Currently, even a full trial publication may only present selected safety data. Any potentially serious adverse event that could be related to the study drug should normally be flagged, but there remains the potential for under-reporting. Trial sponsors are expected to provide study data in response to requests from researchers conducting meta-analysis of trials, but there can be delays in doing so, sometimes for technical reasons such as the failure of the original consent forms to cover secondary research. Legislative pressure to make all safety data available could help ensure that unfavourable safety data is not withheld. One possible way to prevent under-reporting of adverse events would be for journal publications to provide the entire safety listing as a supplementary online file, for open public scrutiny. However, moves to provide open access to raw trial data do need to be balanced against the requirement to avoid any breach of patient confidentiality.

5. Can lessons about transparency and disclosure of clinical data be learned from other countries?

Clinical trials are conducted and published in an international arena, and in general concerns about access to trial data relate not to UK law but to the approach internationally. Some countries may place a greater emphasis than others on transparency of data as opposed to patient confidentiality, but if anything the UK is more open to data access than most.

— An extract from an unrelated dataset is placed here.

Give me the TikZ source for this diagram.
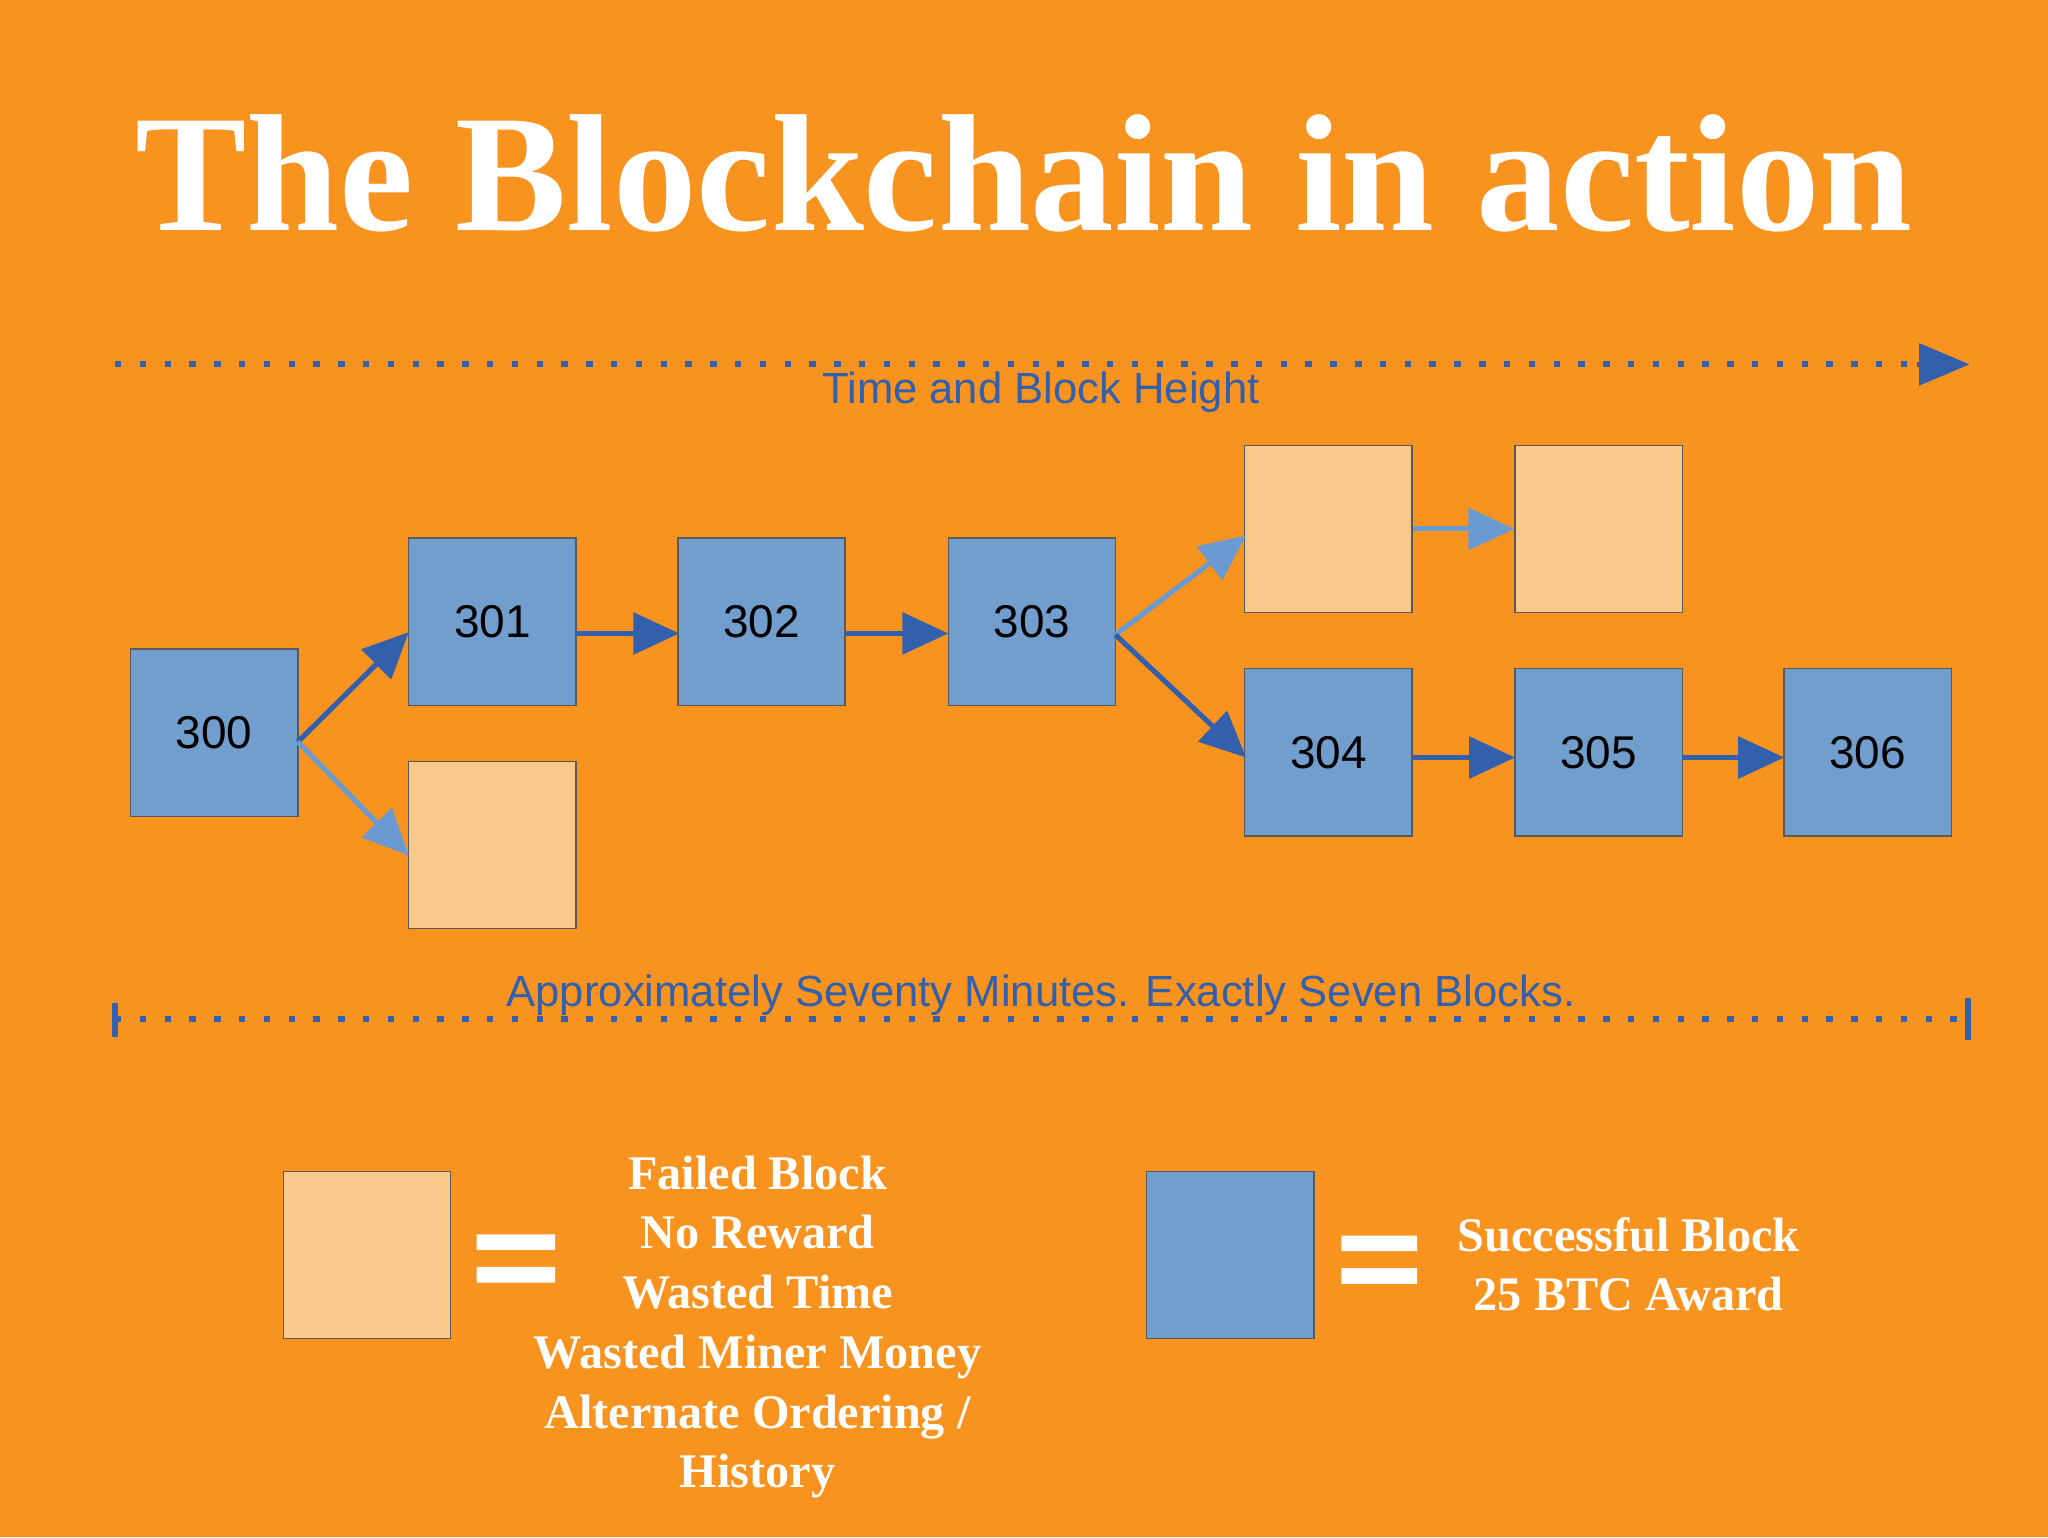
\documentclass[tikz,border=0pt]{standalone}
\usepackage{fontspec}
\setmainfont{Liberation Sans}
\newfontfamily\heavy{Liberation Serif}
\usetikzlibrary{arrows.meta}
\definecolor{bg}{RGB}{247,147,30}
\definecolor{blk}{RGB}{114,158,206}
\definecolor{fail}{RGB}{249,201,140}
\definecolor{dark}{RGB}{50,96,172}
\definecolor{light}{RGB}{106,154,210}
\begin{document}
\begin{tikzpicture}[x=0.01cm,y=-0.01cm,
 good/.style={draw=gray!70!black,line width=0.3pt,fill=blk,minimum size=1.28cm,inner sep=0,font=\fontsize{10}{10}\selectfont},
 bad/.style={good,fill=fail},
 darr/.style={draw=dark,line width=1.1pt,-{Triangle[length=10pt,width=9pt]}},
 larr/.style={draw=light,line width=1.1pt,-{Triangle[length=10pt,width=9pt]}},
 lab/.style={text=dark,font=\fontsize{9.5}{9.5}\selectfont},
 leg/.style={text=white,font=\heavy\bfseries\fontsize{10.5}{13}\selectfont},
 dots/.style={draw=dark,line width=1.3pt,dash pattern=on 1.4pt off 4pt}]
\fill[bg] (0,0) rectangle (1568,1177);
\useasboundingbox (0,0) rectangle (1568,1177);
\node[text=white,inner sep=0] (title) at (784,133) {\resizebox{13.6cm}{!}{\heavy\bfseries The Blockchain in action}};
% time line
\coordinate (t0) at (88,279); \coordinate (t1) at (1508,279);
\draw[dots] (t0) -- (1470,279);
\draw[dark,line width=1pt,-{Triangle[length=11pt,width=9pt]}] (1468,279) -- (t1);
\node[lab] (tl) at (797,300) {Time and Block Height};
% blocks
\node[good] (b300) at (164,561) {300};
\node[good] (b301) at (377,476) {301};
\node[bad] (f1) at (377,647) {};
\node[good] (b302) at (583,476) {302};
\node[good] (b303) at (790,476) {303};
\node[bad] (f2) at (1017,405) {};
\node[bad] (f3) at (1224,405) {};
\node[good] (b304) at (1017,576) {304};
\node[good] (b305) at (1224,576) {305};
\node[good] (b306) at (1430,576) {306};
\coordinate (o300) at (228,568);
\coordinate (o303) at (854,486);
\draw[darr] (o300) -- (313,484);
\draw[larr] (o300) -- (313,655);
\draw[darr] (441,485) -- (520,485);
\draw[darr] (647,485) -- (726,485);
\draw[larr] (o303) -- (954,410);
\draw[darr] (o303) -- (954,580);
\draw[larr] (f2) -- (f3);
\draw[darr] (1082,580) -- (1160,580);
\draw[darr] (1288,580) -- (1366,580);
% bottom line
\coordinate (s0) at (88,780); \coordinate (s1) at (1507,780);
\draw[dots] (s0) -- (s1);
\draw[dark,line width=1.3pt] (88,768) -- (88,794) (1507,764) -- (1507,796);
\node[lab] (sl) at (797,762) {Approximately Seventy Minutes. Exactly Seven Blocks.};
% legend
\node[bad] (lf) at (281,961) {};
\node[good] (lg) at (942,961) {};
\fill[white] (365,945) rectangle (425,957) (365,970) rectangle (425,982);
\fill[white] (1027,946) rectangle (1085,958) (1027,971) rectangle (1085,983);
\node[leg,align=center] (lt1) at (580,1016) {Failed Block\\No Reward\\Wasted Time\\Wasted Miner Money\\Alternate Ordering /\\History};
\node[leg,align=center] (lt2) at (1247,968) {Successful Block\\25 BTC Award};
\end{tikzpicture}
\end{document}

But the UK’s regulatory authorities can play an important role. It should be possible to demand publication within a certain time limit for trials that have authorisation and there could be closer scrutiny of the completion rate of studies, which some analysis suggests is low. Regulatory authorities do continue to look at data on effectiveness and side-effects even after a drug has a licence, and must continue to be prepared withdraw a drug’s licence if concerns arise about its risk/benefit ratio.